**Exercise task**
Look at each line of the records and count those with "that" in them. Please answer with the count alone.

**Extracted material**
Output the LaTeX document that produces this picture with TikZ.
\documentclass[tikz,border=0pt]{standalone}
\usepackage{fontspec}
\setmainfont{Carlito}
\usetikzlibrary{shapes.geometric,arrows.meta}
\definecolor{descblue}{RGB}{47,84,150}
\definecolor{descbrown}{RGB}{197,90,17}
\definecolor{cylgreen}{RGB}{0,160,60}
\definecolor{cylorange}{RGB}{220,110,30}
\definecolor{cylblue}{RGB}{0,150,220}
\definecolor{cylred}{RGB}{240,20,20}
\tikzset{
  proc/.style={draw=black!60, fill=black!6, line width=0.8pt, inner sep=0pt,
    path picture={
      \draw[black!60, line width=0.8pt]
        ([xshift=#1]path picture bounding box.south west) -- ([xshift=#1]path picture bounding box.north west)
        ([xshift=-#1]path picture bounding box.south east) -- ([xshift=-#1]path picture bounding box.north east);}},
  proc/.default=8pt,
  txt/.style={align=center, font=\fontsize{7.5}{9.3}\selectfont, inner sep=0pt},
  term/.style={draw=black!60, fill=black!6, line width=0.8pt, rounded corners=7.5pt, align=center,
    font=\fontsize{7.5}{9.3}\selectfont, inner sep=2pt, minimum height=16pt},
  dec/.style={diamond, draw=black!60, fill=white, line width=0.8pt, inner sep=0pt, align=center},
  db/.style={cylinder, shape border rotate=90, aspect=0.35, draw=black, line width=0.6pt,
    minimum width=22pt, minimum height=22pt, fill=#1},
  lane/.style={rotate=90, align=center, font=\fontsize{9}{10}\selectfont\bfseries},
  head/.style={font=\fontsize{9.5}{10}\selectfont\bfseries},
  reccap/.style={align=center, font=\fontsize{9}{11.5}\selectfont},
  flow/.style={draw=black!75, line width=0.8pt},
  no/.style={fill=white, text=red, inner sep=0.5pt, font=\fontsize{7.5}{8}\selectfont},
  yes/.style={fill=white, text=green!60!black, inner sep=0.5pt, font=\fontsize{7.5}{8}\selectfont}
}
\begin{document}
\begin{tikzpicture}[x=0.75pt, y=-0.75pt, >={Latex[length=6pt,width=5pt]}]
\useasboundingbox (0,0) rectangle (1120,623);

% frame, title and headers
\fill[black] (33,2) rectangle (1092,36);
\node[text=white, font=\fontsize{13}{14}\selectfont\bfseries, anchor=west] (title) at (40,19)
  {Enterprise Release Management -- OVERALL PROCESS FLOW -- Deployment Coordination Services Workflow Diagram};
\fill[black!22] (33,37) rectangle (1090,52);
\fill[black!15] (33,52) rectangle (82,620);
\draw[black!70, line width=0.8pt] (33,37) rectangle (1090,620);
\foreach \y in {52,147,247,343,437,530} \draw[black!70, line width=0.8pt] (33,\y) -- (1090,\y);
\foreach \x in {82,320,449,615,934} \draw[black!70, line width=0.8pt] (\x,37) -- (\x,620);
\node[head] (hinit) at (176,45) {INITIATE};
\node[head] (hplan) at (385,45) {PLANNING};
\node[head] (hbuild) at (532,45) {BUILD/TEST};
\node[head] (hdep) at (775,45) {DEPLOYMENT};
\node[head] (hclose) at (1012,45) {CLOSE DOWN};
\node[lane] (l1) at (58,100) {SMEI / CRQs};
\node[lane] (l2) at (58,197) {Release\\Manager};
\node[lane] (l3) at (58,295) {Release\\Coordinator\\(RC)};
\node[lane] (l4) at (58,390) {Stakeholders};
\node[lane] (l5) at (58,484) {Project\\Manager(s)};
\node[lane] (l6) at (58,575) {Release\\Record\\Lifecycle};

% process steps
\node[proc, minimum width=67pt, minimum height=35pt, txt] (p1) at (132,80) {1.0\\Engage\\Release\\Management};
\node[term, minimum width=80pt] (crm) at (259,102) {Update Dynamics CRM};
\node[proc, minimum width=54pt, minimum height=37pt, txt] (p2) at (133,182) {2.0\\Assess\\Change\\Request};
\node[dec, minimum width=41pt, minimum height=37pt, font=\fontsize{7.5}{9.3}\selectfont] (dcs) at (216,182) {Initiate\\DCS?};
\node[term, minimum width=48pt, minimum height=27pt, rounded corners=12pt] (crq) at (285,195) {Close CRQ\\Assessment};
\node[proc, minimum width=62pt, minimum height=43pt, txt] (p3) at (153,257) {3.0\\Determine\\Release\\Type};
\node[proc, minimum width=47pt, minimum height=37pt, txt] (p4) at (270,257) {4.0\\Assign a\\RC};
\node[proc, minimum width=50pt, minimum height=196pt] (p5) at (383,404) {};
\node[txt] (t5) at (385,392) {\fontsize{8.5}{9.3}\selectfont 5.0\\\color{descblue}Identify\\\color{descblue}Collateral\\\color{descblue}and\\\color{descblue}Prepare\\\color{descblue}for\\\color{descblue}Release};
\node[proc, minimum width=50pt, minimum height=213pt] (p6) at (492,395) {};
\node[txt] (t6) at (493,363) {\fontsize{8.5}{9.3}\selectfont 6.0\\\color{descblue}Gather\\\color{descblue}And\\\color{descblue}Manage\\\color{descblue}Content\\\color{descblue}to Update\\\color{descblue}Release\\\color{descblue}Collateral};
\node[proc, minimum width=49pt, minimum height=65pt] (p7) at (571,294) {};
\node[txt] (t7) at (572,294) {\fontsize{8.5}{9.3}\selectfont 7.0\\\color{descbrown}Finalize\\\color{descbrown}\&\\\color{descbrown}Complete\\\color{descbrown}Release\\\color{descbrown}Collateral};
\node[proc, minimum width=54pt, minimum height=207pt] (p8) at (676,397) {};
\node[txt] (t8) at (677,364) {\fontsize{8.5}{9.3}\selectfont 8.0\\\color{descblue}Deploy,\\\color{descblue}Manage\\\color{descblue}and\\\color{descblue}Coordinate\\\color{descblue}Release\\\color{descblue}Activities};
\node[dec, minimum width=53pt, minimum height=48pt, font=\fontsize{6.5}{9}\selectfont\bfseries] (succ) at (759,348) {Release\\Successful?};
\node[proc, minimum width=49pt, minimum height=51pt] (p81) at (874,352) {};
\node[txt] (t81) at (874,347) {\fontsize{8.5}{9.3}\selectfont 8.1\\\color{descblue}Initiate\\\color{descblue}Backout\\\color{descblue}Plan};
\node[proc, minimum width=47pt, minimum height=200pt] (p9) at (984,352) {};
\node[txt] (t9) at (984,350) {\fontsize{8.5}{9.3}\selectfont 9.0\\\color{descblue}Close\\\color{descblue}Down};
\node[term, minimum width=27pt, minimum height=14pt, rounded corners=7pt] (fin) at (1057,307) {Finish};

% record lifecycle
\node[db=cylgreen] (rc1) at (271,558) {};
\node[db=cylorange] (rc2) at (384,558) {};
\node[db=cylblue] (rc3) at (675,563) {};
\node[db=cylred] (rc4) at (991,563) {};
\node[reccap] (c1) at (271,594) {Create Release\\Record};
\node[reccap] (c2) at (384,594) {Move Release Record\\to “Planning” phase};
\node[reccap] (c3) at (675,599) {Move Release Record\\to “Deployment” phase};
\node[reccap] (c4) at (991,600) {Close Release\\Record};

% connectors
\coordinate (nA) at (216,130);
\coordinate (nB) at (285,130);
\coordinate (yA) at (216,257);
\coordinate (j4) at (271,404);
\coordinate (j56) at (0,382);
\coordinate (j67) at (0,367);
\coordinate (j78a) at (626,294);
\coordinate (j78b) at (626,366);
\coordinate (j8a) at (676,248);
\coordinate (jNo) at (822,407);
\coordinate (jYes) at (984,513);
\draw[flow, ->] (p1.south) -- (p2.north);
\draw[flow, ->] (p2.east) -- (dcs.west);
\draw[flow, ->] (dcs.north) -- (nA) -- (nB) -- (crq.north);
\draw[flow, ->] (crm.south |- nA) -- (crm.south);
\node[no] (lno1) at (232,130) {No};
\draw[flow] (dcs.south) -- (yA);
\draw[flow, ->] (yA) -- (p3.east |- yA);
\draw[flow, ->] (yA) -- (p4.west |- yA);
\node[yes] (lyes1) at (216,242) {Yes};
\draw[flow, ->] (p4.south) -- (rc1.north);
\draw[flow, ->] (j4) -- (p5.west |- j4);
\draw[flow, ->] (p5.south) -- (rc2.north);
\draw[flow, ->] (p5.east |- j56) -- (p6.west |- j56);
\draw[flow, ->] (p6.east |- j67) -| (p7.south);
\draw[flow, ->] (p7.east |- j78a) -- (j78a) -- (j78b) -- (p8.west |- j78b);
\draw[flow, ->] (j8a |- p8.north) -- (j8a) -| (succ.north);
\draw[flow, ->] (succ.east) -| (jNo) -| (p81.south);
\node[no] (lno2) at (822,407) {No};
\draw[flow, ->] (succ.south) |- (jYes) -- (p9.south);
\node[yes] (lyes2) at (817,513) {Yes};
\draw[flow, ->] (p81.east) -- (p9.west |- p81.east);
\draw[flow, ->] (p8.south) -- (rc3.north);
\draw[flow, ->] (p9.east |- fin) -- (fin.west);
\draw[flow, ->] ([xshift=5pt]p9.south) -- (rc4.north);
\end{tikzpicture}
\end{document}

...

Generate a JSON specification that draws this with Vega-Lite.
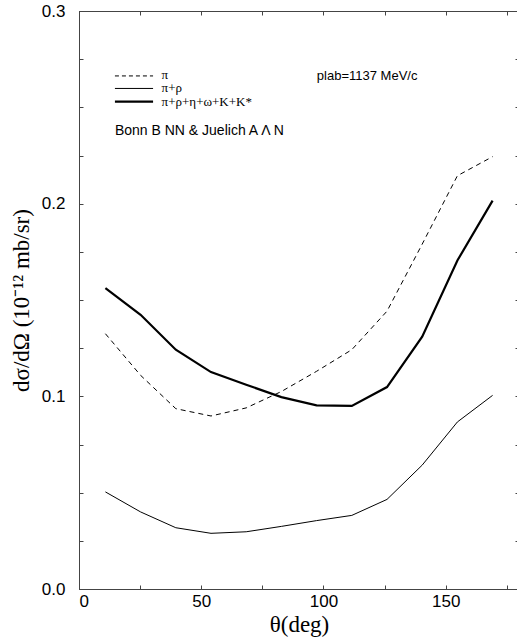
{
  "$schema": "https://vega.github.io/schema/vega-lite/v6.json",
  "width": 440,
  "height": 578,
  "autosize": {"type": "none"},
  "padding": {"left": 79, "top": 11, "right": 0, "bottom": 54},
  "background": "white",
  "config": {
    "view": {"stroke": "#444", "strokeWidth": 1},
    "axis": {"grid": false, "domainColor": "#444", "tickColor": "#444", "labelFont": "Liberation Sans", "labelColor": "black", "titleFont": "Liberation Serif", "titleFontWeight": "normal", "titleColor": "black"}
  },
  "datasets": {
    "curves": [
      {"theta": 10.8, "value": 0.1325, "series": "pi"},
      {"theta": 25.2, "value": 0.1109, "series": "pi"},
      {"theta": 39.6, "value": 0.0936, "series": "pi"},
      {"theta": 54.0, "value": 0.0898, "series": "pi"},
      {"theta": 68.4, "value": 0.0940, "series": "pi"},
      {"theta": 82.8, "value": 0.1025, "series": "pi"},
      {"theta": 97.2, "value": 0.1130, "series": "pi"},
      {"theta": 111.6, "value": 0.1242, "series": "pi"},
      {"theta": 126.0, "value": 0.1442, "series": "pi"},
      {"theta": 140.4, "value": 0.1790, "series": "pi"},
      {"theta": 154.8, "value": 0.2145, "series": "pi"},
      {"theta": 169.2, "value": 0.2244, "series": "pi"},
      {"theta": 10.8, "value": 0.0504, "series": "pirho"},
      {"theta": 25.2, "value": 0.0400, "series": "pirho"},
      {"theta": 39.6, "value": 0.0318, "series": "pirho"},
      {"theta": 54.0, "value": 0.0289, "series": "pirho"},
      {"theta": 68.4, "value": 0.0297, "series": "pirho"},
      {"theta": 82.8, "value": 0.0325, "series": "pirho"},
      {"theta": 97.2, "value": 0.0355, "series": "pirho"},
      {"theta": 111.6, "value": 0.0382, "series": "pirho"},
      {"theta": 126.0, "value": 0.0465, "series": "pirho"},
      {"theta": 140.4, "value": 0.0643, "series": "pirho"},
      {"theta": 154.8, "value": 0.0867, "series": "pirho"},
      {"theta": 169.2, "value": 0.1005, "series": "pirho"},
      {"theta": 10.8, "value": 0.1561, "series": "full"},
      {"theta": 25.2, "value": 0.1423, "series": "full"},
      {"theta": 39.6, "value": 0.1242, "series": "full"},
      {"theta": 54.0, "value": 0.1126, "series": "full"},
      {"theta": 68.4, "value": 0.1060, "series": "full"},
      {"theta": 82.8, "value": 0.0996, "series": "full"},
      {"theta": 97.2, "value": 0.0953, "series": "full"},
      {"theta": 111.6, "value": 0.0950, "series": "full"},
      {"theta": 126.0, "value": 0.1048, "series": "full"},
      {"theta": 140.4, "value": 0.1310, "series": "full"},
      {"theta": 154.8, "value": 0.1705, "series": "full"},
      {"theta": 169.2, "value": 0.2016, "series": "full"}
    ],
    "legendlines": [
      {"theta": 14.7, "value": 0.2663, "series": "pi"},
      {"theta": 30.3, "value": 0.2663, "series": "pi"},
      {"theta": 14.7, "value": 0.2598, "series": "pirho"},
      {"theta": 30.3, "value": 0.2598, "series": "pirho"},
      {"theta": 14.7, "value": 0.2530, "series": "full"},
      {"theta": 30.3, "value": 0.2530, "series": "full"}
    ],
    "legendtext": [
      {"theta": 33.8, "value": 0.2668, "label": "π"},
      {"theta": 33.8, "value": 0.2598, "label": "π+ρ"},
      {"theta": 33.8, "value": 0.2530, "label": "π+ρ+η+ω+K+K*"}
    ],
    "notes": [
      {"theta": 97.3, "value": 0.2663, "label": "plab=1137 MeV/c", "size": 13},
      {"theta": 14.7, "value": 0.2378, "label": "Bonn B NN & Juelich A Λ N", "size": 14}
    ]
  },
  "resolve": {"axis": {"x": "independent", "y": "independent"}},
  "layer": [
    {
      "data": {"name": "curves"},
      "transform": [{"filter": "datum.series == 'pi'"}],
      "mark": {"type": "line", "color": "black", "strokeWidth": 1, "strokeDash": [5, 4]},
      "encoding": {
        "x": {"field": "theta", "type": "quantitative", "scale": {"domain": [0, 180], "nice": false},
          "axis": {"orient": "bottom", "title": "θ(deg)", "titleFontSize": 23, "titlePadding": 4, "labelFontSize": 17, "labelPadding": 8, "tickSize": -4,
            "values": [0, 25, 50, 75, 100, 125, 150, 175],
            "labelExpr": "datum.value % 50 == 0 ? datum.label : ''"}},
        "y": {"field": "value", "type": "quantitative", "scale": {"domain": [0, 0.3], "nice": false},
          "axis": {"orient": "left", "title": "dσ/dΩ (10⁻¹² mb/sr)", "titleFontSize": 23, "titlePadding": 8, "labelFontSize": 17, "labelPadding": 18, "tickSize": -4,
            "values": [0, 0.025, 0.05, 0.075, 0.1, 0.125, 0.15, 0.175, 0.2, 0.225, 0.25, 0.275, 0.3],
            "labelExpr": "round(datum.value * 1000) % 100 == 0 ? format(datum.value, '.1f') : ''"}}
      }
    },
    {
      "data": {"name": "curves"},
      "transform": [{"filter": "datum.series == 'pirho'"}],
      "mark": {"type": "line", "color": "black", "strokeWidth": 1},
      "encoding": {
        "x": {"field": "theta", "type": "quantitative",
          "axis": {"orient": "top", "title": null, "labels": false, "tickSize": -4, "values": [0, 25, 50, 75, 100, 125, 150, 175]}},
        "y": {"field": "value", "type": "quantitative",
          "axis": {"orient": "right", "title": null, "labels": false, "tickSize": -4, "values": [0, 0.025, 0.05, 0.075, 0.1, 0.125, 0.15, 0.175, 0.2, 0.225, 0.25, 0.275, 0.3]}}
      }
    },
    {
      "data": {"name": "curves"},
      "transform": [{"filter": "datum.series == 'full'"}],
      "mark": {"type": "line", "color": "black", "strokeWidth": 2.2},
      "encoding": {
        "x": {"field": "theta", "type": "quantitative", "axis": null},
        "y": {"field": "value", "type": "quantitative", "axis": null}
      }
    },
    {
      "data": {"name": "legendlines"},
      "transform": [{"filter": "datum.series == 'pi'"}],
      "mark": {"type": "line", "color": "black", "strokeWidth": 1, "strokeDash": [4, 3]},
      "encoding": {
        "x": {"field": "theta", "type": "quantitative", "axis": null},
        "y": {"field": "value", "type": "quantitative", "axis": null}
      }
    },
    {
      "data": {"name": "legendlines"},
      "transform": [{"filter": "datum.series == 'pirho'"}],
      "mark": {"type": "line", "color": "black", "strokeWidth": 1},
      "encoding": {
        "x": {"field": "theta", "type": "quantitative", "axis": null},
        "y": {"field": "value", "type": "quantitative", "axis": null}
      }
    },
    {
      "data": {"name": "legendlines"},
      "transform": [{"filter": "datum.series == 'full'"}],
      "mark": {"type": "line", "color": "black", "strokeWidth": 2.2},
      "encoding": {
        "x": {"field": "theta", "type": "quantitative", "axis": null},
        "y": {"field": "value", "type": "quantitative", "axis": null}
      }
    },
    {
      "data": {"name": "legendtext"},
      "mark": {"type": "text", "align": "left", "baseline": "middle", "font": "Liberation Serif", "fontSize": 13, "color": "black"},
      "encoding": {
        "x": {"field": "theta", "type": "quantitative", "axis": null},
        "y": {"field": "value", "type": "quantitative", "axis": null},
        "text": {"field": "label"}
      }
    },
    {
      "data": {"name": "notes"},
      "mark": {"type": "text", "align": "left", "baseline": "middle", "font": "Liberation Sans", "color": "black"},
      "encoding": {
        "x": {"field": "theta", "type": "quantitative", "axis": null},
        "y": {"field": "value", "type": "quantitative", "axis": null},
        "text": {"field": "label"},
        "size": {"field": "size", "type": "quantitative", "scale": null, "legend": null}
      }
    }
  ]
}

**Output of the task**
2